А дед… Он, по рассказам отца, однажды повёл бабушку и маленького отца на расстрел. Как в военных фильмах – только это не кино. Она плакала и умоляла: «Только Толю не убивай». Что это было: вспышка ярости, шантаж, или просто демонстрация власти, кто его знает, никто не объяснял. Да и объяснить такое невозможно.

Но вот что странно: когда мы приезжали к ним в гости, я помню деда совсем другим. Он казался мне добрым. Щедрым. Улыбчивым. Он всегда что-то давал, особенно деньги, чем-то угощал. Он не кричал. Не бил. Не был страшным. И вот тут начинается самое тяжёлое – как в одном человеке могло жить два таких разных существа? Палач – и дедуля с гостинцем.

С возрастом я начала понимать: человек не всегда либо чудовище, либо ангел. Иногда это просто оболочка, в которой живёт распухшая, неразобранная, несдержанная боль. Возможно, у него самого в жизни не было ничего, кроме насилия и страха. Возможно, он не умел иначе. Или – не хотел. Может, с нами, внуками, он пытался быть тем, кем не стал для своих детей. Как будто хотел оставить после себя не только страх.

Психологи называют это диссоциативной моделью агрессора, когда внутри человека живут две реальности: одна – для контроля, в которой он правит страхом, вторая – для внешнего мира, где он «нормальный» и даже «милый». Это не оправдание. Это просто объяснение. Иногда зло выглядит, как добро – особенно, если ты ребёнок и видишь человека не целиком, а кусками.

Я до сих пор не знаю, кем он был на самом деле. Может, он и сам не знал. Но то, что бабушка в итоге осталась одна, без себя, говорит о том, каким разрушительным может быть человек, если его никто не остановит.

Последние её годы прошли в доме младшей дочки, тёти Любы. Та не простила отцу ничего. Жила с ним в одном селе, но как будто на разных берегах. Я хорошо помню тот день: дед пришёл, стучал в дверь, а она его не пускала. Стоял, ждал. Потом всё-таки взяла и вынесла еду, как собаке. Без слов, без взгляда.

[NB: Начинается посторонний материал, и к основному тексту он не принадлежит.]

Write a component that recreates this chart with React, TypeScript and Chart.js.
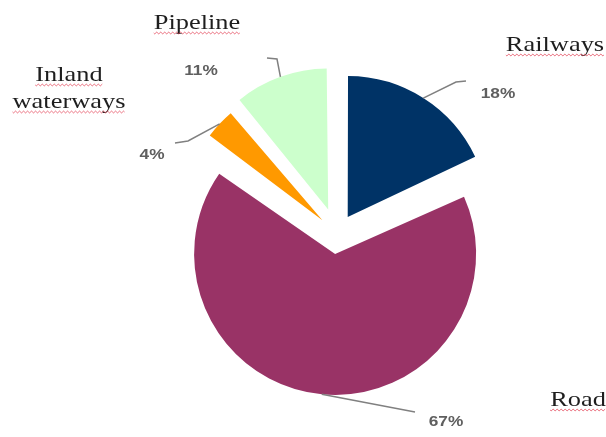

Когда он умер – всё было как в тумане. Мы приехали. Он лежал на лавке, уже мёртвый, с подвязанной платком челюстью (я такого никогда не видела), а тётя Люба хлопотала на кухне, готовила на поминки ведро винегрета. Я еще подумала: кто столько съест. В последний раз. Без суеты, но чётко. Всё знала, всё делала. А на похоронах – дождь, слякоть, она вдруг начала плакать громко, почти наигранно. Как в кино. Странно было – как будто надо было поплакать, потому что так принято. А потом – будто выключили сцену. Всё. Обыденность. Повседневность.

А потом тётя Люба показала несколько вёдер денег. Настоящих советских купюр. Не игрушечных, не фантиков – самых что ни на есть настоящих, с Лениным, с гербами, с печатью. Но уже абсолютно бесполезных. Бумажки. Сырьё. Прах.

Дед прятал деньги в кастрюлях – настоящие советские рубли, которые давно превратились в мусор. Он никому их не отдал, даже когда они ещё имели цену. Ни на лекарства, ни на жизнь. После того как его семью раскулачили, страх потери въелся в него глубже, чем любовь к близким. Я думаю, что бессознательно он верил: если спрятал – значит, выжил. Деньги стали символом власти, которой его лишили в детстве, и он цеплялся за неё до последнего. А когда всё рухнуло – остались только вёдра бесполезной бумаги.

После распада СССР, особенно в начале 90-х, деньги сгорали моментально. В 1991-м году прошла денежная реформа – обмен пятидесяти и сторублёвок. Потом началась гиперинфляция. В 1992-м году цены выросли почти в 30 раз, а к 1994-му ещё в несколько раз. Люди просыпались бедными, просто потому что вчерашняя зарплата уже ничего не стоила.